Sometimes it feels that clients with an enterprise-level security checklist want their cake and too eat it too. The requirements can feel like an impossible mountain to climb.

There is often room for negotiation though. If answering no to a question then explain why. When making assessments, different factors may be weighted differently according to the service you are offering. Only the most difficult clients expect everything you offer to be exactly what they want initially.

If a security feature is not currently present but you are planning to implement it in the future, don't be afraid to share your plan. It can be reassuring to know that you even have a plan to change things rather than being unaware of the potential issue.

In some ways it is more important for you and your team to have a strong vision of what security story you want to tell and be delivering that rather than being reactive to different client requirements with no coherence to the changes you are making to your product.

I think it is also okay to make clear that the implementation of some security features is dependent on commercial agreements.

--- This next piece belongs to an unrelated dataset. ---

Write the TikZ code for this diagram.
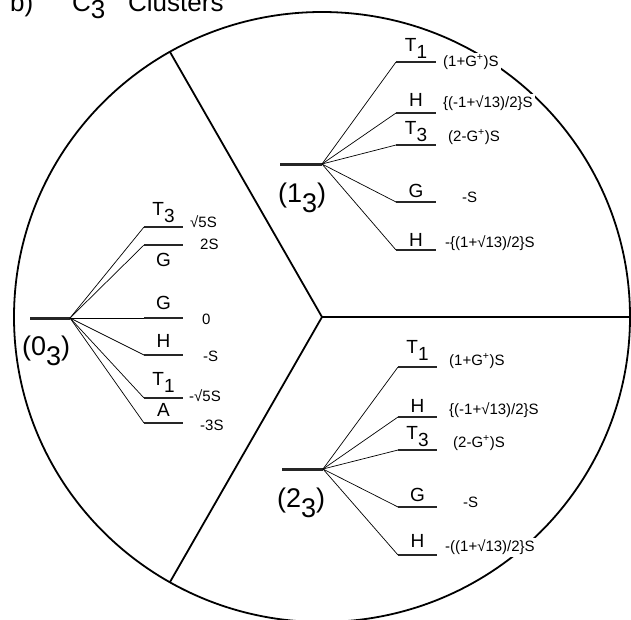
\documentclass[tikz,border=0pt]{standalone}
\usepackage{fontspec}
\setmainfont{Liberation Sans}
\newcommand\lsub[1]{\raisebox{-0.38em}{#1}}
\tikzset{
  frame/.style={line width=1.8pt},
  lvl/.style={line width=2pt, black!85},
  parent/.style={line width=3pt, black!85},
  conn/.style={line width=0.7pt},
  lab/.style={font=\fontsize{19}{19}\selectfont, inner sep=0pt, anchor=south},
  labb/.style={font=\fontsize{19}{19}\selectfont, inner sep=0pt, anchor=north},
  en/.style={font=\fontsize{15}{15}\selectfont, fill=white, inner xsep=2pt, inner ysep=2pt, anchor=west},
  grp/.style={font=\fontsize{27}{27}\selectfont, inner sep=0pt, anchor=base west},
  ttl/.style={font=\fontsize{26}{26}\selectfont, inner sep=0pt, anchor=base west},
}
\begin{document}
\begin{tikzpicture}[x=1pt,y=-1pt]
\useasboundingbox (0,0) rectangle (631,619);
\clip (0,0) rectangle (631,619);
% title (cut off at top)
\node[ttl] (tb) at (10,11) {b)};
\node[ttl] (tc) at (72,11) {C\raisebox{-7pt}{3}};
\node[ttl] (tcl) at (128,11) {Clusters};
% frame
\draw[frame] (322,317) ellipse [x radius=308pt, y radius=305pt];
\coordinate (J) at (322,317);
\coordinate (U) at (170,52);
\coordinate (D) at (170,582);
\coordinate (R) at (632,317);
\draw[frame] (U) -- (J) -- (D);
\draw[frame] (J) -- (R);

% ---------- panel (0_3)
\coordinate (p0) at (30,318);
\coordinate (a0) at (70,318);
\draw[parent] (p0) -- (a0);
\node[grp] (g0) at (22,355) {(0\lsub{3})};
\foreach \n/\y in {A/227,B/245,C/318,D/355,E/398,F/423}{
  \coordinate (L0\n) at (144,\y);
  \draw[lvl] (L0\n) -- ++(39,0);
  \draw[conn] (a0) -- (L0\n);
}
\node[lab]  (t0A) at (163.5,223) {T\lsub{3}};
\node[labb] (t0B) at (163.5,253) {G};
\node[lab]  (t0C) at (163.5,310) {G};
\node[lab]  (t0D) at (163.5,348) {H};
\node[lab]  (t0E) at (163.5,393) {T\lsub{1}};
\node[lab]  (t0F) at (163.5,417) {A};
\node[en] (e0A) at (188,222) {√5S};
\node[en] (e0B) at (198,244) {2S};
\node[en] (e0C) at (200,319) {0};
\node[en] (e0D) at (201,356) {-S};
\node[en] (e0E) at (187,396) {-√5S};
\node[en] (e0F) at (198,425) {-3S};

% ---------- panel (1_3)
\coordinate (p1) at (280,164);
\coordinate (a1) at (322,164);
\draw[parent] (p1) -- (a1);
\node[grp] (g1) at (278,202) {(1\lsub{3})};
\foreach \n/\y in {A/62,B/113,C/145,D/202,E/250}{
  \coordinate (L1\n) at (396,\y);
  \draw[lvl] (L1\n) -- ++(40,0);
  \draw[conn] (a1) -- (L1\n);
}
\node[lab] (t1A) at (416,59) {T\lsub{1}};
\node[lab] (t1B) at (416,107) {H};
\node[lab] (t1C) at (416,142) {T\lsub{3}};
\node[lab] (t1D) at (416,198) {G};
\node[lab] (t1E) at (416,247) {H};
\node[en] (e1A) at (441,62) {(1+G\textsuperscript{+})S};
\node[en] (e1B) at (441,103) {\{(-1+√13)/2\}S};
\node[en] (e1C) at (446,137) {(2-G\textsuperscript{+})S};
\node[en] (e1D) at (460,197) {-S};
\node[en] (e1E) at (443,243) {-\{(1+√13)/2\}S};

% ---------- panel (2_3)
\coordinate (p2) at (282,469);
\coordinate (a2) at (323,469);
\draw[parent] (p2) -- (a2);
\node[grp] (g2) at (277,507) {(2\lsub{3})};
\foreach \n/\y in {A/367,B/417,C/450,D/507,E/555}{
  \coordinate (L2\n) at (398,\y);
  \draw[lvl] (L2\n) -- ++(39,0);
  \draw[conn] (a2) -- (L2\n);
}
\node[lab] (t2A) at (417.5,361) {T\lsub{1}};
\node[lab] (t2B) at (417.5,413) {H};
\node[lab] (t2C) at (417.5,447) {T\lsub{3}};
\node[lab] (t2D) at (417.5,502) {G};
\node[lab] (t2E) at (417.5,548) {H};
\node[en] (e2A) at (447,361) {(1+G\textsuperscript{+})S};
\node[en] (e2B) at (447,410) {\{(-1+√13)/2\}S};
\node[en] (e2C) at (451,443) {(2-G\textsuperscript{+})S};
\node[en] (e2D) at (461,502) {-S};
\node[en] (e2E) at (443,547) {-((1+√13)/2\}S};
\end{tikzpicture}
\end{document}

If one client is very adamant that they need something then perhaps they need to pay to ensure that element is prioritised over other things that might matter to other clients.

Finally the truth is that security very rarely have the final word. If your product meets a unique need then often you can have an exception to given security requirements if you have an enthusiastic internal sponsor.

This can be particularly important if the parent corporate rules are set for a different kind of business to the one you are working in. For example a few organisations we've discussed with have wanted to apply the rules they use for their Active Directory users to freelancers or independent third-parties. Discussing the origin of the rule and giving some practical examples of the impact it would have on the work being down led to a more nuanced version of the policy.

Generally the best security comes from collaboration that is based on trust and openness. It should be a normal part of the process to discuss and review requirements.